RHEL is a product.  Fedora may be the base of that but it's a bit naive to
think that it's taken directly and just shoved out the door.  There is ample
time to actually productize, stablize, and align RHEL.

(Also, RHEL ships a substantially smaller package set than Fedora.)

>> At best, FESCo can tell people no.  However, they'd have to know
>> about something bad before it happened, and there are far too many
>> packages to monitor in that fashion under today's setup.
>>
>> josh
>
>  As a lowly user, there is the impression that creating a sense of
> urgency late in the cycle and being loud and pushy are good ways to get
> features in.
>
>  Sadly, none of those adjectives imply good design or well written
> software - only claims to same, oftentimes the truth is less so.
>
>  While I do believe many of the features (as discussed here) have a lot
> of merit, the way they are arriving in fedora (esp the last year or so)
> is very disappointing.
>
>  What can be done?
>
>  (i) May I suggest new features require a review and comment period
> with Fesco having the final say.
>

They already do.  The pages are written, reviewed by the Feature wrangler,
and are available for anyone to read and comment on.  FESCo approves them,
taking comments into account.

>  Features that are 'core' - should require substantial review and
> broader community engagement before being accepted.

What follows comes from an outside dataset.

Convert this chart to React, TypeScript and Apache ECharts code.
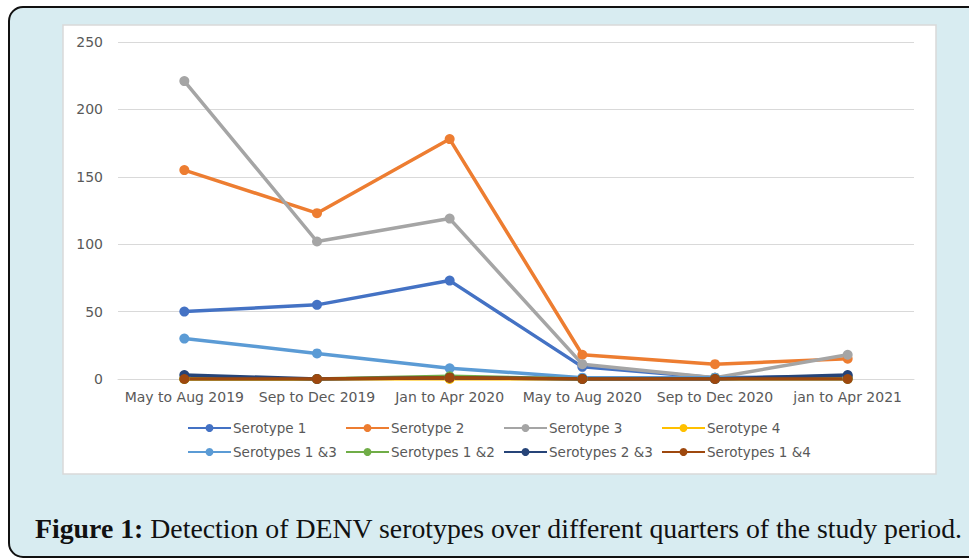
import React, { useEffect, useRef } from "react";
import * as echarts from "echarts";

const categories = ["May to Aug 2019", "Sep to Dec 2019", "Jan to Apr 2020", "May to Aug 2020", "Sep to Dec 2020", "jan to Apr 2021"];
const seriesNames = ["Serotype 1", "Serotype 2", "Serotype 3", "Serotype 4", "Serotypes 1 &3", "Serotypes 1 &2", "Serotypes 2 &3", "Serotypes 1 &4"];
const serotype1 = [50, 55, 73, 9, 1, 2];
const serotype2 = [155, 123, 178, 18, 11, 15];
const serotype3 = [221, 102, 119, 11, 1, 18];
const serotype4 = [0, 0, 0, 0, 1, 1];
const serotypes13 = [30, 19, 8, 1, 1, 1];
const serotypes12 = [0, 0, 2, 0, 0, 0];
const serotypes23 = [3, 0, 1, 0, 0, 3];
const serotypes14 = [0, 0, 1, 0, 0, 0];
const yTicks = [0, 50, 100, 150, 200, 250];
const colors = ["#4472C4", "#ED7D31", "#A5A5A5", "#FFC000", "#5B9BD5", "#70AD47", "#264478", "#9E480E"];
const caption = "Detection of DENV serotypes over different quarters of the study period.";

export default function App() {
  const ref = useRef<HTMLDivElement>(null);
  useEffect(() => {
    if (!ref.current) return;
    const chart = echarts.init(ref.current, null, { renderer: "svg" });
    const values = [serotype1, serotype2, serotype3, serotype4, serotypes13, serotypes12, serotypes23, serotypes14];
    const legendCols = [187, 345, 503, 661];
    const legendRows = [421, 445];
    const labelFont = "DejaVu Sans";
    chart.setOption({
      animation: false,
      color: colors,
      graphic: [
        {
          type: "rect",
          shape: { x: 9, y: 7, width: 990, height: 550, r: 14 },
          style: { fill: "#d8ecf1", stroke: "#111", lineWidth: 2 },
          z: -10,
        },
        {
          type: "rect",
          shape: { x: 63, y: 25, width: 873, height: 449 },
          style: { fill: "#ffffff", stroke: "#d9d9d9", lineWidth: 1.5 },
          z: -9,
        },
        {
          type: "text",
          x: 35,
          y: 528,
          style: {
            text: "{b|Figure 1:} " + caption,
            rich: {
              b: { fontWeight: "bold", fontFamily: "Liberation Serif", fontSize: 27.8, fill: "#111" },
            },
            fontFamily: "Liberation Serif",
            fontSize: 27.8,
            fill: "#111",
            verticalAlign: "middle",
          },
        },
      ],
      legend: seriesNames.map((n, i) => ({
        data: [n],
        left: legendCols[i % 4],
        top: legendRows[Math.floor(i / 4)],
        itemWidth: 43,
        itemHeight: 10,
        itemGap: 0,
        padding: 0,
        textStyle: { color: "#595959", fontFamily: labelFont, fontSize: 13.5, padding: [0, 0, 0, -3] },
      })),
      grid: { left: 118, right: 55, top: 42, bottom: 180, containLabel: false },
      xAxis: {
        type: "category",
        data: categories,
        boundaryGap: true,
        axisLine: { show: true, lineStyle: { color: "#d9d9d9", width: 1 } },
        axisTick: { show: false },
        axisLabel: { color: "#595959", fontFamily: labelFont, fontSize: 14, margin: 11, interval: 0 },
      },
      yAxis: {
        type: "value",
        min: yTicks[0],
        max: yTicks[yTicks.length - 1],
        interval: 50,
        axisLine: { show: false },
        axisTick: { show: false },
        splitLine: { lineStyle: { color: "#d9d9d9", width: 1 } },
        axisLabel: { color: "#595959", fontFamily: labelFont, fontSize: 14, margin: 15 },
      },
      series: seriesNames.map((n, i) => ({
        name: n,
        type: "line",
        data: values[i],
        symbol: "circle",
        symbolSize: 10,
        lineStyle: { width: 3.5, color: colors[i] },
        itemStyle: { color: colors[i] },
      })),
    });
    return () => chart.dispose();
  }, []);
  return (
    <div style={{ position: "absolute", left: 0, top: 0, width: 969, height: 559, overflow: "hidden" }}>
      <div ref={ref} style={{ width: 969, height: 559 }} />
    </div>
  );
}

That's already the intention.  The process could perhaps use some work.  I hear
there are people looking into that.

>  (ii) Limit major features to 1 per release is also crucial - if that
> slows dev down too much, then switch to rolling release where testing
> only allows major  feature at a time until that one is solid and moved
> to production. Only then allow the next major feature into testing.

Switching to a rolling release seems both drastic and orthogonal to the problem
of wide-spread features.

>   I have watched with some dismay and sadness what is happening to
> fedora. It can be great again ... however it needs work.

Honestly, I wonder if people are focusing on and remembering only the
development periods of releases as of late.  Reading back through the lists
during the F16 timeframe, one would have thought it was an utterly broken
release that worked for noone and broke thousands of machines.  Yet the final
release, IMHO, seems great.  I've really had no issues on any of the 4 machines
running F16 (including the f16 ppc64 secondary arch release).

Maybe if you're staring at the meat grinder all day the last thing you want to
do is go home and eat sausage, but I do think it's important to judge a release
on it's GA quality.  Immediately discounting it during the Alpha and Beta
phases is both premature and non-productive.